- [Problem]
Leaving out every picture, copy the lines of the data exactly, from the first through the line containing "ax = fig.add_axes([108".

- [Extracted records]
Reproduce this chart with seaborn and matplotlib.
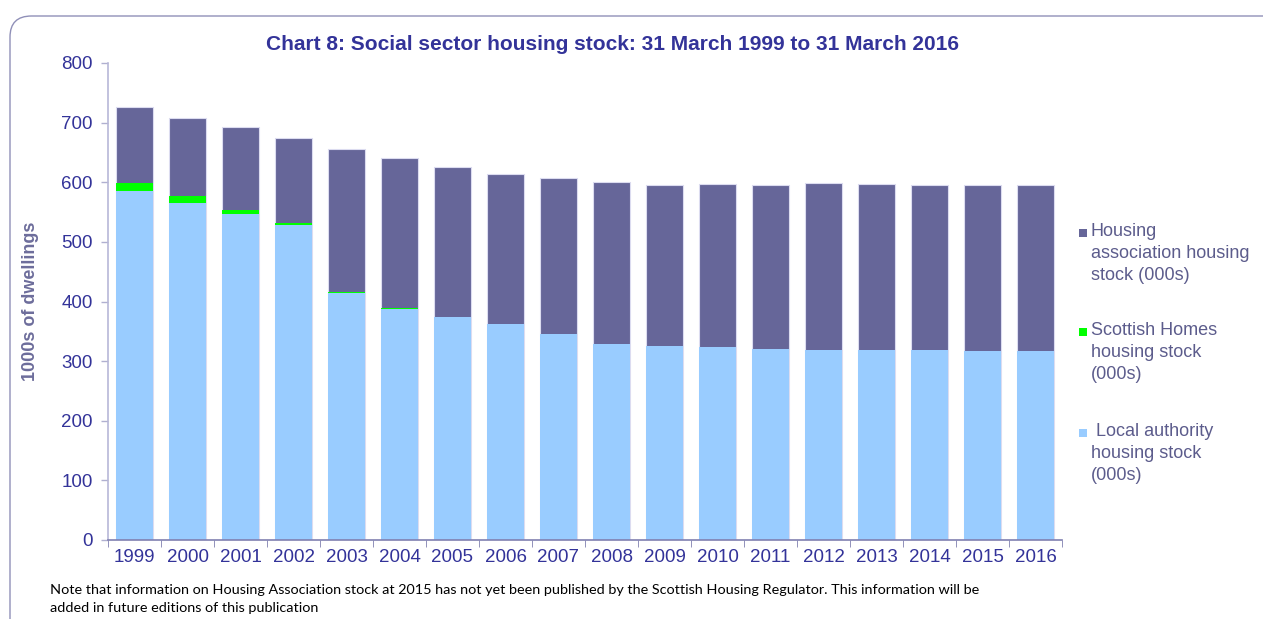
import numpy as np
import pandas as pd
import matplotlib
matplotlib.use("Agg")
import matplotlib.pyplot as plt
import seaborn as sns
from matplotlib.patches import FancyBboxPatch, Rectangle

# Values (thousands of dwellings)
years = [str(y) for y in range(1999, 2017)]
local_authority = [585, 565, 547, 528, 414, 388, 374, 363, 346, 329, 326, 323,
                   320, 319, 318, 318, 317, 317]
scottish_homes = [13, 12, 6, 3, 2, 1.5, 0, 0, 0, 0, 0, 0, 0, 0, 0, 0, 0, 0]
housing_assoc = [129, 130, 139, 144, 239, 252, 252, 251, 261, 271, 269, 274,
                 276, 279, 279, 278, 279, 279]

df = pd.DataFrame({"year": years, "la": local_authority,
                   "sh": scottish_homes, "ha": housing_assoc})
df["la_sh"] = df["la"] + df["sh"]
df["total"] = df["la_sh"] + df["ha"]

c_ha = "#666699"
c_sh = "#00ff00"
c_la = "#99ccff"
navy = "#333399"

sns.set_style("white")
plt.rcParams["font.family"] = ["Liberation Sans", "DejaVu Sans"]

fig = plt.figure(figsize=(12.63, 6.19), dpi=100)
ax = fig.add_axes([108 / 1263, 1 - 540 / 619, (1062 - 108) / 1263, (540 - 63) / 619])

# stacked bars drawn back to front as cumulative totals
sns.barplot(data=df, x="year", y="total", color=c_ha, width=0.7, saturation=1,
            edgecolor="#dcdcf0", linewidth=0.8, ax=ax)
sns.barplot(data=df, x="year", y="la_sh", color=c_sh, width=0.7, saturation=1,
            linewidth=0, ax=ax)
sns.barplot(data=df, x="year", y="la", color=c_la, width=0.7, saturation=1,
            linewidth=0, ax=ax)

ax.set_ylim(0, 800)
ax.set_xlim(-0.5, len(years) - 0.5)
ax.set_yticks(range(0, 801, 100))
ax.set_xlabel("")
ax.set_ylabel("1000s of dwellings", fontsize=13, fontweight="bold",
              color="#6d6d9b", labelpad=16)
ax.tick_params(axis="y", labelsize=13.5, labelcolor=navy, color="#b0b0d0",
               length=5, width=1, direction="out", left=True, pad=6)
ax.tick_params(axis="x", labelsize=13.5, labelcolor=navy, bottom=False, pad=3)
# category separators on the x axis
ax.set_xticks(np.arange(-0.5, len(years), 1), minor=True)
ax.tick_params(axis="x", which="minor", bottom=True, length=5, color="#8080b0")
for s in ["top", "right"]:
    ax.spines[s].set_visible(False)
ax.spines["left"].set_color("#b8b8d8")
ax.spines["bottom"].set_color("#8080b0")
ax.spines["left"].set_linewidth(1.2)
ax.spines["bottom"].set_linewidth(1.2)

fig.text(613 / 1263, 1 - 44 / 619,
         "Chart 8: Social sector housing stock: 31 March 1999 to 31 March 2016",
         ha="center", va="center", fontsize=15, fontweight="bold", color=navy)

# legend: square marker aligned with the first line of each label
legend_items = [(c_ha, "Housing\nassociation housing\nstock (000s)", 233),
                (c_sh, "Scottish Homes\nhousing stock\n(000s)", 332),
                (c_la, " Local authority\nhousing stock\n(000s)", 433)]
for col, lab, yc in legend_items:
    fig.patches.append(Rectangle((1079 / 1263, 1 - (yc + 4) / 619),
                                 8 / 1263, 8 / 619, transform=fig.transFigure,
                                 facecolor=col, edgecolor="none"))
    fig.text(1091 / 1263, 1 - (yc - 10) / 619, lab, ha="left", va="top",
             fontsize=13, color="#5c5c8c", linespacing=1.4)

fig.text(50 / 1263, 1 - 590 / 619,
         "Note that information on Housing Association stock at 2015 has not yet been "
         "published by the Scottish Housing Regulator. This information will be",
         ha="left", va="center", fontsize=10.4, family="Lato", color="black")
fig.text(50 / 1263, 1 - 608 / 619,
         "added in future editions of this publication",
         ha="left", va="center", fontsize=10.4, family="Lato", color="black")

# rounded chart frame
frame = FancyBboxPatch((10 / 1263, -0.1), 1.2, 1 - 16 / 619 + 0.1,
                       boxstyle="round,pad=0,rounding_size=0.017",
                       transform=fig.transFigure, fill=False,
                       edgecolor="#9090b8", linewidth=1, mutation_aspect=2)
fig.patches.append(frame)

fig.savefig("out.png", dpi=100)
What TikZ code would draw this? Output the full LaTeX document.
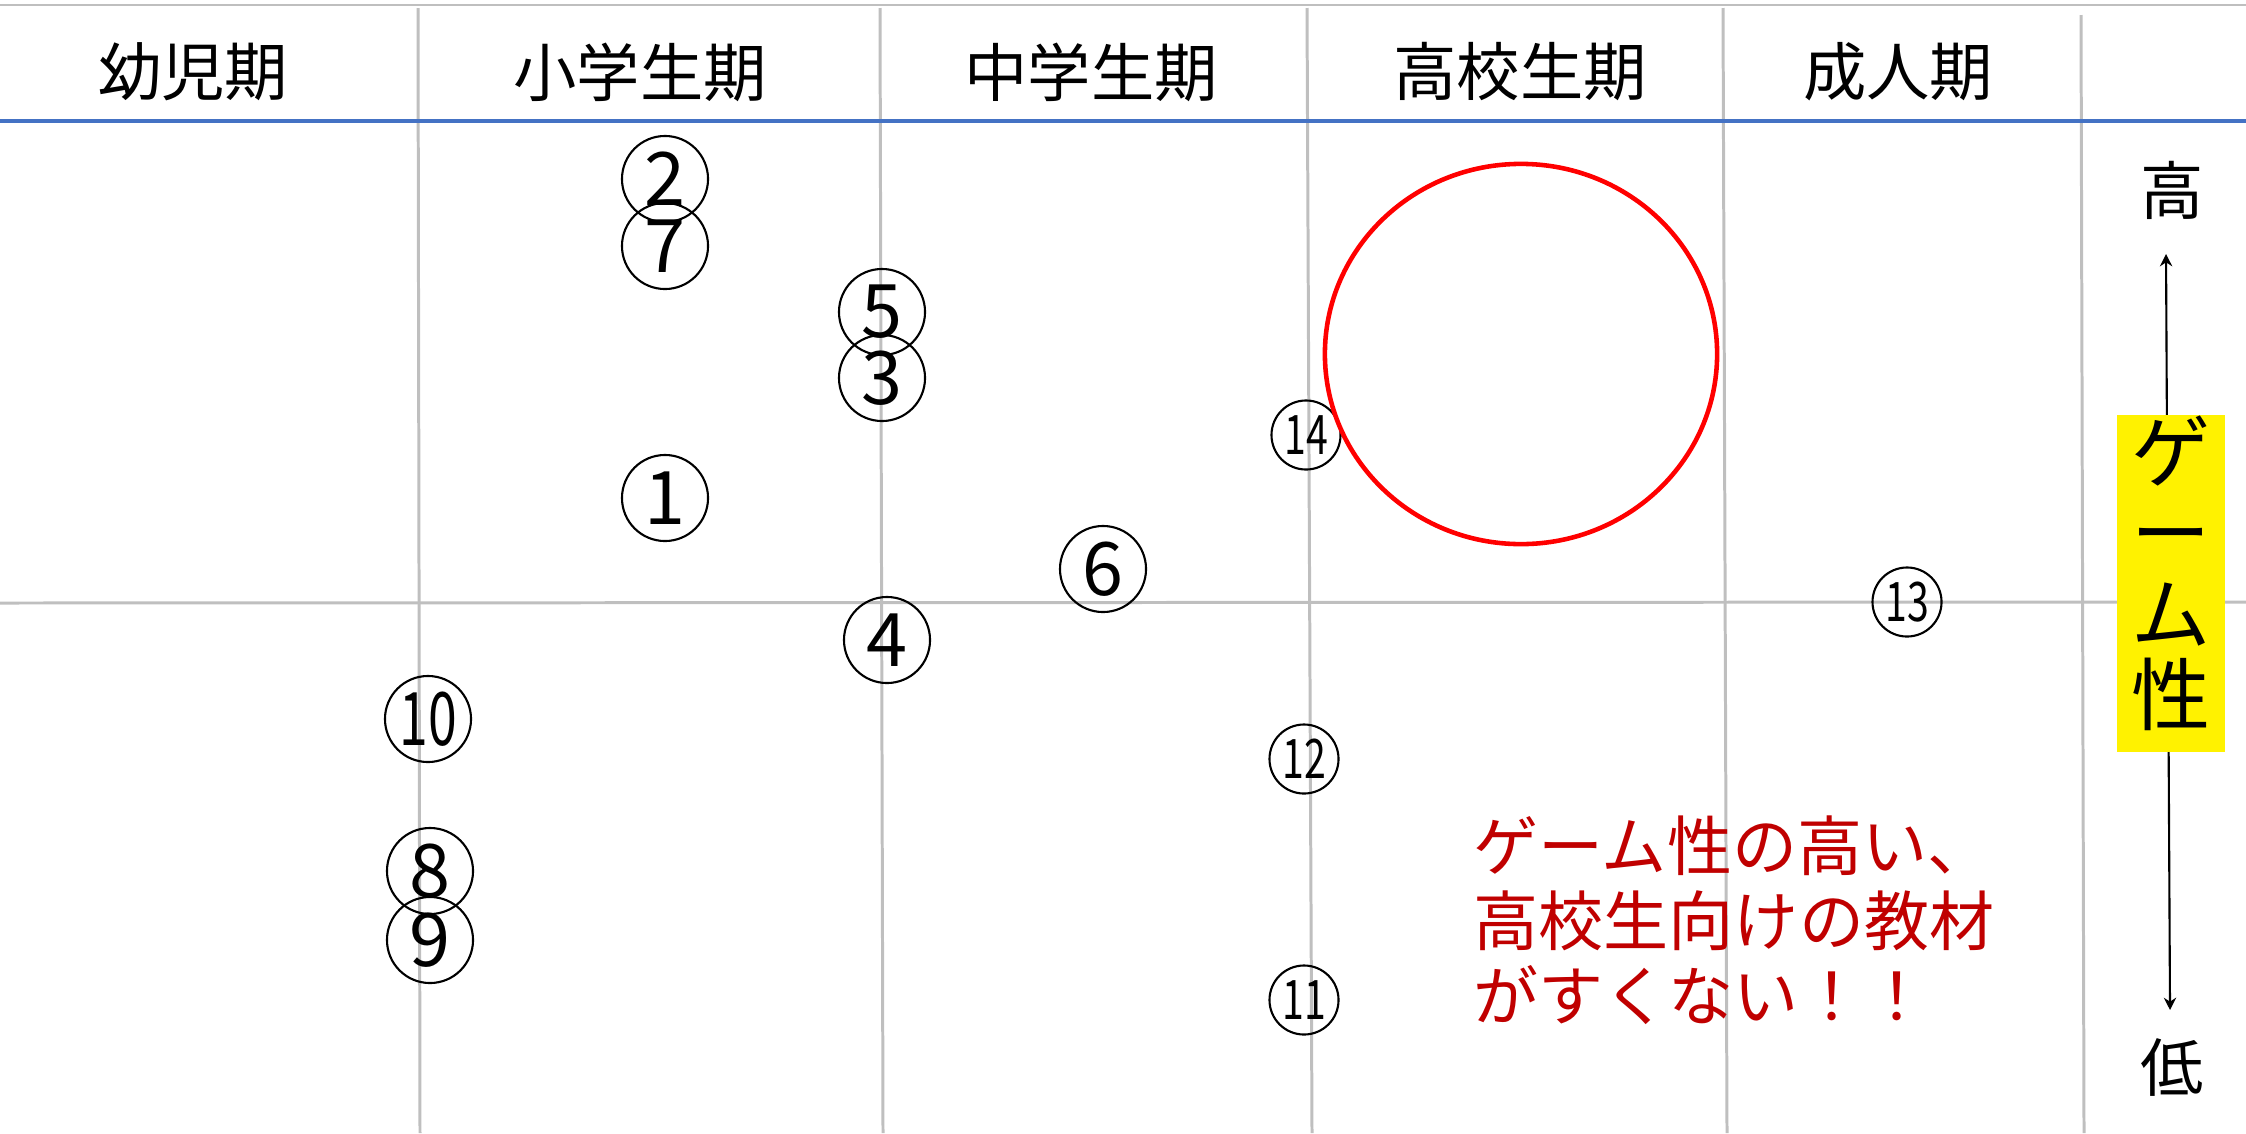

- [Full output]
Reproduce this chart with seaborn and matplotlib.
import numpy as np
import pandas as pd
import matplotlib
matplotlib.use("Agg")
import matplotlib.pyplot as plt
import seaborn as sns
from matplotlib.patches import FancyBboxPatch, Rectangle

# Values (thousands of dwellings)
years = [str(y) for y in range(1999, 2017)]
local_authority = [585, 565, 547, 528, 414, 388, 374, 363, 346, 329, 326, 323,
                   320, 319, 318, 318, 317, 317]
scottish_homes = [13, 12, 6, 3, 2, 1.5, 0, 0, 0, 0, 0, 0, 0, 0, 0, 0, 0, 0]
housing_assoc = [129, 130, 139, 144, 239, 252, 252, 251, 261, 271, 269, 274,
                 276, 279, 279, 278, 279, 279]

df = pd.DataFrame({"year": years, "la": local_authority,
                   "sh": scottish_homes, "ha": housing_assoc})
df["la_sh"] = df["la"] + df["sh"]
df["total"] = df["la_sh"] + df["ha"]

c_ha = "#666699"
c_sh = "#00ff00"
c_la = "#99ccff"
navy = "#333399"

sns.set_style("white")
plt.rcParams["font.family"] = ["Liberation Sans", "DejaVu Sans"]

fig = plt.figure(figsize=(12.63, 6.19), dpi=100)
ax = fig.add_axes([108 / 1263, 1 - 540 / 619, (1062 - 108) / 1263, (540 - 63) / 619])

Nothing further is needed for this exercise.